__DIRECTIONS__: Leaving out the pictures, retype the lines from the beginning of the listing through the line containing "from bokeh.resources import INLINE".

--------------------------------------------------

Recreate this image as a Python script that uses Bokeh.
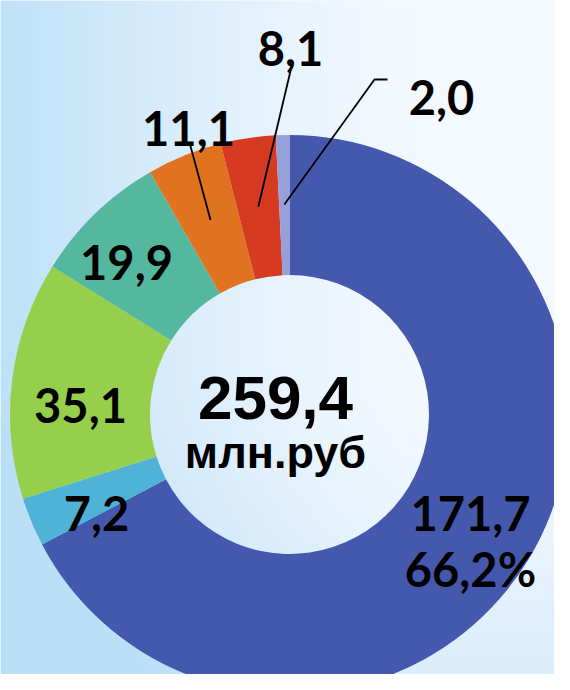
import numpy as np
from bokeh.plotting import figure
from bokeh.models import ColumnDataSource
from bokeh.core.properties import value
from bokeh.embed import file_html
from bokeh.resources import INLINE

# ---- data ----
values = [171.7, 7.2, 35.1, 19.9, 11.1, 8.1, 2.0]
colors = ["#4459ae", "#4fb3d7", "#95cf4b", "#53b89e", "#e0731f", "#d63a20", "#97a0d9"]
total_label = 259.4
unit_label = "млн.руб"

def fmt(v):
    return f"{v:.1f}".replace(".", ",")

# ---- layout ----
W, H = 554, 674
OX, OY = 0, 0
cx, cy = 289, -414
R_out, R_in = 279.5, 139.5

p = figure(width=W, height=H, output_backend="svg", toolbar_location=None,
           x_range=(OX, OX + W), y_range=(-(OY + H), -OY), min_border=0)
p.axis.visible = False
p.grid.visible = False
p.outline_line_color = None
p.background_fill_color = "#eef6fd"
p.border_fill_color = "#eef6fd"

# background gradient
gx = np.linspace(0, 1, 140)
gy = np.linspace(0, 1, 170)
X, Y = np.meshgrid(gx, gy)   # Y: 0 bottom ... 1 top
fx = np.clip(1.0 - X / 0.75, 0, 1) ** 1.3
fy = np.clip(1.0 - Y / 0.45, 0, 1) ** 1.5 * 0.45
f = np.clip(fx * 0.95 + fy, 0, 1)
light = np.array([244, 249, 255])
blue = np.array([188, 223, 248])
rgb = light[None, None, :] * (1 - f[..., None]) + blue[None, None, :] * f[..., None]
img = np.zeros((170, 140), dtype=np.uint32)
view = img.view(dtype=np.uint8).reshape((170, 140, 4))
view[..., 0] = rgb[..., 0].astype(np.uint8)
view[..., 1] = rgb[..., 1].astype(np.uint8)
view[..., 2] = rgb[..., 2].astype(np.uint8)
view[..., 3] = 255
p.image_rgba(image=[img], x=OX, y=-(OY + H), dw=W, dh=H)

# wedges (clockwise from 12 o'clock)
vals = np.array(values)
tot = vals.sum()
cum = np.concatenate([[0], np.cumsum(vals)])
start = np.pi / 2 - 2 * np.pi * cum[:-1] / tot
end = np.pi / 2 - 2 * np.pi * cum[1:] / tot
src = ColumnDataSource(dict(start=start, end=end, color=colors))
p.annular_wedge(x=cx, y=cy, inner_radius=R_in, outer_radius=R_out,
                start_angle="start", end_angle="end", direction="clock",
                fill_color="color", line_color=None, source=src)

# leader lines for small slices (orange, red, purple)
mid = (start + end) / 2
lead_idx = [4, 5, 6]
lead_top = [(189, -142), (292, -62), (374, -79)]
r_lead = 210
xs, ys = [], []
for i, (tx, ty) in zip(lead_idx, lead_top):
    ex = cx + r_lead * np.cos(mid[i])
    ey = cy + r_lead * np.sin(mid[i])
    if i == 6:
        xs.append([ex, tx, tx + 13]); ys.append([ey, ty, ty])
    else:
        xs.append([ex, tx]); ys.append([ey, ty])
p.multi_line(xs=xs, ys=ys, line_color="black", line_width=1.8)

# value labels
lab_text = [fmt(values[0]), f"{values[0] / total_label * 100:.1f}%".replace(".", ","),
            fmt(values[1]), fmt(values[2]), fmt(values[3]), fmt(values[4]),
            fmt(values[5]), fmt(values[6])]
lab_x = [470, 470, 96, 80, 126, 188, 290, 441]
lab_y = [-513, -568, -513, -405, -262, -128, -48, -97]
p.text(x=lab_x, y=lab_y, text=lab_text, text_align="center", text_baseline="alphabetic",
       text_font=value("Lato"), text_font_style="bold", text_font_size="47px",
       text_color="black")

# center labels
p.text(x=[275], y=[-397], text=[fmt(total_label)], text_align="center",
       text_baseline="alphabetic", text_font=value("Liberation Sans"),
       text_font_style="bold", text_font_size="62px", text_color="black")
p.text(x=[275], y=[-452], text=[unit_label], text_align="center",
       text_baseline="alphabetic", text_font=value("Liberation Sans"),
       text_font_style="bold", text_font_size="45px", text_color="black")

open("out.html", "w").write(file_html(p, INLINE))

--------------------------------------------------

__WRITTEN SOLUTION__:
Recreate this image as a Python script that uses Bokeh.
import numpy as np
from bokeh.plotting import figure
from bokeh.models import ColumnDataSource
from bokeh.core.properties import value
from bokeh.embed import file_html
from bokeh.resources import INLINE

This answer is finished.